◆ **Goal**:
Give the data again exactly as written, skipping any pictures.

◆ **Recorded data**:
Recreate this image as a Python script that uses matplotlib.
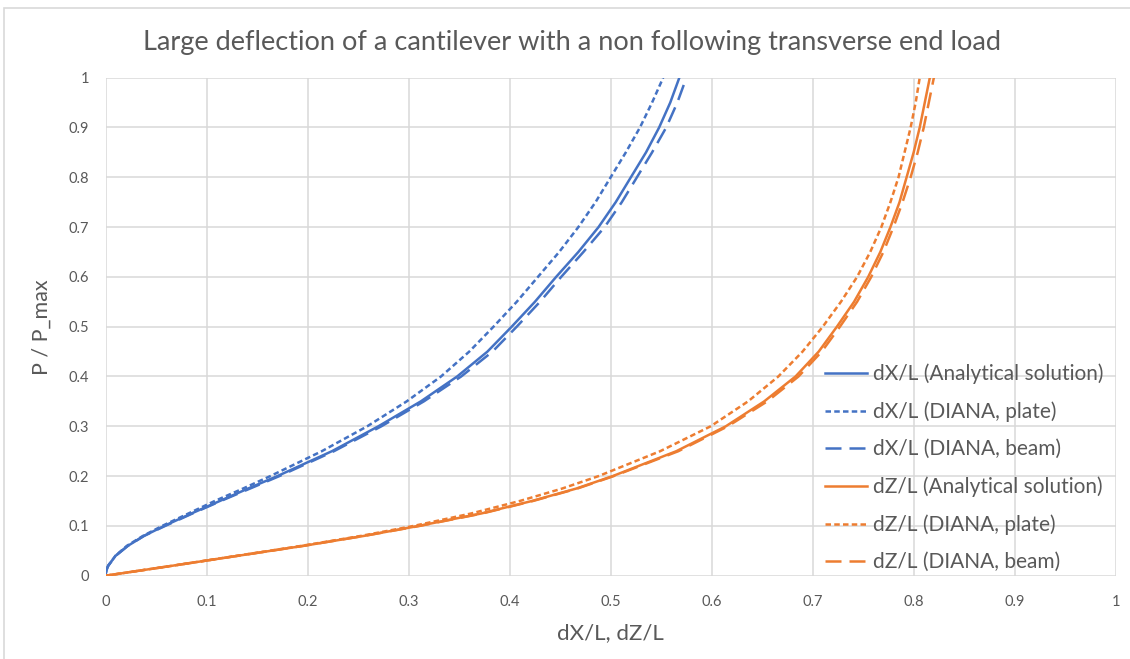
import matplotlib
matplotlib.use('Agg')
import matplotlib.pyplot as plt
from matplotlib.patches import Rectangle

plt.rcParams['font.family'] = ['Lato', 'DejaVu Sans']

# load levels P / P_max
load = [0, 0.005, 0.01, 0.02, 0.04, 0.06, 0.08, 0.1, 0.125, 0.15, 0.175, 0.2, 0.25,
        0.3, 0.35, 0.4, 0.45, 0.5, 0.55, 0.6, 0.65, 0.7, 0.75, 0.8, 0.85, 0.9, 0.95, 1.0]

# dX/L
dx_analytical = [0, 0.00015, 0.0006, 0.0025, 0.0098, 0.022, 0.038, 0.058, 0.085, 0.113,
                 0.141, 0.170, 0.224, 0.270, 0.312, 0.348, 0.378, 0.402, 0.425, 0.446,
                 0.468, 0.488, 0.505, 0.520, 0.535, 0.548, 0.559, 0.568]
dx_plate = [0, 0.00015, 0.0006, 0.0025, 0.0097, 0.021, 0.037, 0.056, 0.082, 0.108,
            0.136, 0.163, 0.214, 0.259, 0.298, 0.332, 0.360, 0.384, 0.407, 0.428,
            0.449, 0.468, 0.485, 0.500, 0.515, 0.529, 0.541, 0.552]
dx_beam = [0, 0.00015, 0.0006, 0.0025, 0.0099, 0.022, 0.038, 0.059, 0.086, 0.114,
           0.143, 0.172, 0.226, 0.273, 0.315, 0.352, 0.383, 0.407, 0.430, 0.451,
           0.473, 0.494, 0.511, 0.526, 0.541, 0.555, 0.566, 0.575]

# dZ/L
dz_analytical = [0, 0.0165, 0.033, 0.066, 0.131, 0.196, 0.256, 0.310, 0.372, 0.422,
                 0.466, 0.502, 0.565, 0.614, 0.652, 0.683, 0.706, 0.724, 0.741, 0.755,
                 0.767, 0.777, 0.786, 0.793, 0.800, 0.806, 0.811, 0.816]
dz_plate = [0, 0.0165, 0.033, 0.066, 0.130, 0.194, 0.253, 0.305, 0.362, 0.410,
            0.452, 0.488, 0.549, 0.599, 0.636, 0.666, 0.690, 0.710, 0.728, 0.744,
            0.757, 0.768, 0.777, 0.785, 0.791, 0.797, 0.802, 0.806]
dz_beam = [0, 0.0165, 0.033, 0.066, 0.131, 0.196, 0.256, 0.311, 0.373, 0.423,
           0.467, 0.503, 0.567, 0.616, 0.655, 0.686, 0.709, 0.727, 0.744, 0.758,
           0.770, 0.780, 0.789, 0.797, 0.804, 0.810, 0.815, 0.820]

ticks = [0, 0.1, 0.2, 0.3, 0.4, 0.5, 0.6, 0.7, 0.8, 0.9, 1]
tick_labels = ['0', '0.1', '0.2', '0.3', '0.4', '0.5', '0.6', '0.7', '0.8', '0.9', '1']

BLUE = '#4472C4'
ORANGE = '#ED7D31'
GREY = '#595959'
LW = 1.8
plate_ls = (0, (2.2, 1.3))
beam_ls = (0, (6.4, 3.2))

fig = plt.figure(figsize=(11.3, 6.59), dpi=100)
ax = fig.add_axes([0.0935, 0.1264, 0.8938, 0.7557])

# chart border (top / left only visible in the crop)
fig.patches.append(Rectangle((4 / 1130, -0.1), 1.2, 1 - 8 / 659 + 0.1,
                             transform=fig.transFigure, fill=False,
                             edgecolor='#D9D9D9', linewidth=1.2))

ax.plot(dx_analytical, load, color=BLUE, lw=LW, label='dX/L (Analytical solution)')
ax.plot(dx_plate, load, color=BLUE, lw=LW, ls=plate_ls, label='dX/L (DIANA, plate)')
ax.plot(dx_beam, load, color=BLUE, lw=LW, ls=beam_ls, label='dX/L (DIANA, beam)')
ax.plot(dz_analytical, load, color=ORANGE, lw=LW, label='dZ/L (Analytical solution)')
ax.plot(dz_plate, load, color=ORANGE, lw=LW, ls=plate_ls, label='dZ/L (DIANA, plate)')
ax.plot(dz_beam, load, color=ORANGE, lw=LW, ls=beam_ls, label='dZ/L (DIANA, beam)')

ax.set_xlim(0, 1)
ax.set_ylim(0, 1)
ax.set_xticks(ticks)
ax.set_xticklabels(tick_labels)
ax.set_yticks(ticks)
ax.set_yticklabels(tick_labels)
ax.tick_params(length=0, labelsize=10.5, colors=GREY, pad=14)
ax.tick_params(axis='y', pad=12)
ax.grid(True, color='#D9D9D9', lw=1.1)
ax.set_axisbelow(True)
for s in ax.spines.values():
    s.set_visible(False)

ax.set_xlabel('dX/L, dZ/L', fontsize=16, color=GREY, labelpad=10)
ax.set_ylabel('P / P_max', fontsize=15.5, color=GREY, labelpad=12)
fig.text(0.506, 0.935, 'Large deflection of a cantilever with a non following transverse end load',
         ha='center', va='center', fontsize=19.5, color=GREY)

leg = ax.legend(loc='lower right', bbox_to_anchor=(1.0, -0.018), frameon=False,
                fontsize=15, handlelength=2.05, handletextpad=0.25,
                labelspacing=0.83, borderaxespad=0.2)
for t in leg.get_texts():
    t.set_color(GREY)

fig.savefig('out.png', dpi=100)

◆ **Reply to the task**:
Recreate this image as a Python script that uses matplotlib.
import matplotlib
matplotlib.use('Agg')
import matplotlib.pyplot as plt
from matplotlib.patches import Rectangle

plt.rcParams['font.family'] = ['Lato', 'DejaVu Sans']

# load levels P / P_max
load = [0, 0.005, 0.01, 0.02, 0.04, 0.06, 0.08, 0.1, 0.125, 0.15, 0.175, 0.2, 0.25,
        0.3, 0.35, 0.4, 0.45, 0.5, 0.55, 0.6, 0.65, 0.7, 0.75, 0.8, 0.85, 0.9, 0.95, 1.0]

# dX/L
dx_analytical = [0, 0.00015, 0.0006, 0.0025, 0.0098, 0.022, 0.038, 0.058, 0.085, 0.113,
                 0.141, 0.170, 0.224, 0.270, 0.312, 0.348, 0.378, 0.402, 0.425, 0.446,
                 0.468, 0.488, 0.505, 0.520, 0.535, 0.548, 0.559, 0.568]
dx_plate = [0, 0.00015, 0.0006, 0.0025, 0.0097, 0.021, 0.037, 0.056, 0.082, 0.108,
            0.136, 0.163, 0.214, 0.259, 0.298, 0.332, 0.360, 0.384, 0.407, 0.428,
            0.449, 0.468, 0.485, 0.500, 0.515, 0.529, 0.541, 0.552]
dx_beam = [0, 0.00015, 0.0006, 0.0025, 0.0099, 0.022, 0.038, 0.059, 0.086, 0.114,
           0.143, 0.172, 0.226, 0.273, 0.315, 0.352, 0.383, 0.407, 0.430, 0.451,
           0.473, 0.494, 0.511, 0.526, 0.541, 0.555, 0.566, 0.575]

# dZ/L
dz_analytical = [0, 0.0165, 0.033, 0.066, 0.131, 0.196, 0.256, 0.310, 0.372, 0.422,
                 0.466, 0.502, 0.565, 0.614, 0.652, 0.683, 0.706, 0.724, 0.741, 0.755,
                 0.767, 0.777, 0.786, 0.793, 0.800, 0.806, 0.811, 0.816]
dz_plate = [0, 0.0165, 0.033, 0.066, 0.130, 0.194, 0.253, 0.305, 0.362, 0.410,
            0.452, 0.488, 0.549, 0.599, 0.636, 0.666, 0.690, 0.710, 0.728, 0.744,
            0.757, 0.768, 0.777, 0.785, 0.791, 0.797, 0.802, 0.806]
dz_beam = [0, 0.0165, 0.033, 0.066, 0.131, 0.196, 0.256, 0.311, 0.373, 0.423,
           0.467, 0.503, 0.567, 0.616, 0.655, 0.686, 0.709, 0.727, 0.744, 0.758,
           0.770, 0.780, 0.789, 0.797, 0.804, 0.810, 0.815, 0.820]

ticks = [0, 0.1, 0.2, 0.3, 0.4, 0.5, 0.6, 0.7, 0.8, 0.9, 1]
tick_labels = ['0', '0.1', '0.2', '0.3', '0.4', '0.5', '0.6', '0.7', '0.8', '0.9', '1']

BLUE = '#4472C4'
ORANGE = '#ED7D31'
GREY = '#595959'
LW = 1.8
plate_ls = (0, (2.2, 1.3))
beam_ls = (0, (6.4, 3.2))

fig = plt.figure(figsize=(11.3, 6.59), dpi=100)
ax = fig.add_axes([0.0935, 0.1264, 0.8938, 0.7557])

# chart border (top / left only visible in the crop)
fig.patches.append(Rectangle((4 / 1130, -0.1), 1.2, 1 - 8 / 659 + 0.1,
                             transform=fig.transFigure, fill=False,
                             edgecolor='#D9D9D9', linewidth=1.2))

ax.plot(dx_analytical, load, color=BLUE, lw=LW, label='dX/L (Analytical solution)')
ax.plot(dx_plate, load, color=BLUE, lw=LW, ls=plate_ls, label='dX/L (DIANA, plate)')
ax.plot(dx_beam, load, color=BLUE, lw=LW, ls=beam_ls, label='dX/L (DIANA, beam)')
ax.plot(dz_analytical, load, color=ORANGE, lw=LW, label='dZ/L (Analytical solution)')
ax.plot(dz_plate, load, color=ORANGE, lw=LW, ls=plate_ls, label='dZ/L (DIANA, plate)')
ax.plot(dz_beam, load, color=ORANGE, lw=LW, ls=beam_ls, label='dZ/L (DIANA, beam)')

ax.set_xlim(0, 1)
ax.set_ylim(0, 1)
ax.set_xticks(ticks)
ax.set_xticklabels(tick_labels)
ax.set_yticks(ticks)
ax.set_yticklabels(tick_labels)
ax.tick_params(length=0, labelsize=10.5, colors=GREY, pad=14)
ax.tick_params(axis='y', pad=12)
ax.grid(True, color='#D9D9D9', lw=1.1)
ax.set_axisbelow(True)
for s in ax.spines.values():
    s.set_visible(False)

ax.set_xlabel('dX/L, dZ/L', fontsize=16, color=GREY, labelpad=10)
ax.set_ylabel('P / P_max', fontsize=15.5, color=GREY, labelpad=12)
fig.text(0.506, 0.935, 'Large deflection of a cantilever with a non following transverse end load',
         ha='center', va='center', fontsize=19.5, color=GREY)

leg = ax.legend(loc='lower right', bbox_to_anchor=(1.0, -0.018), frameon=False,
                fontsize=15, handlelength=2.05, handletextpad=0.25,
                labelspacing=0.83, borderaxespad=0.2)
for t in leg.get_texts():
    t.set_color(GREY)

fig.savefig('out.png', dpi=100)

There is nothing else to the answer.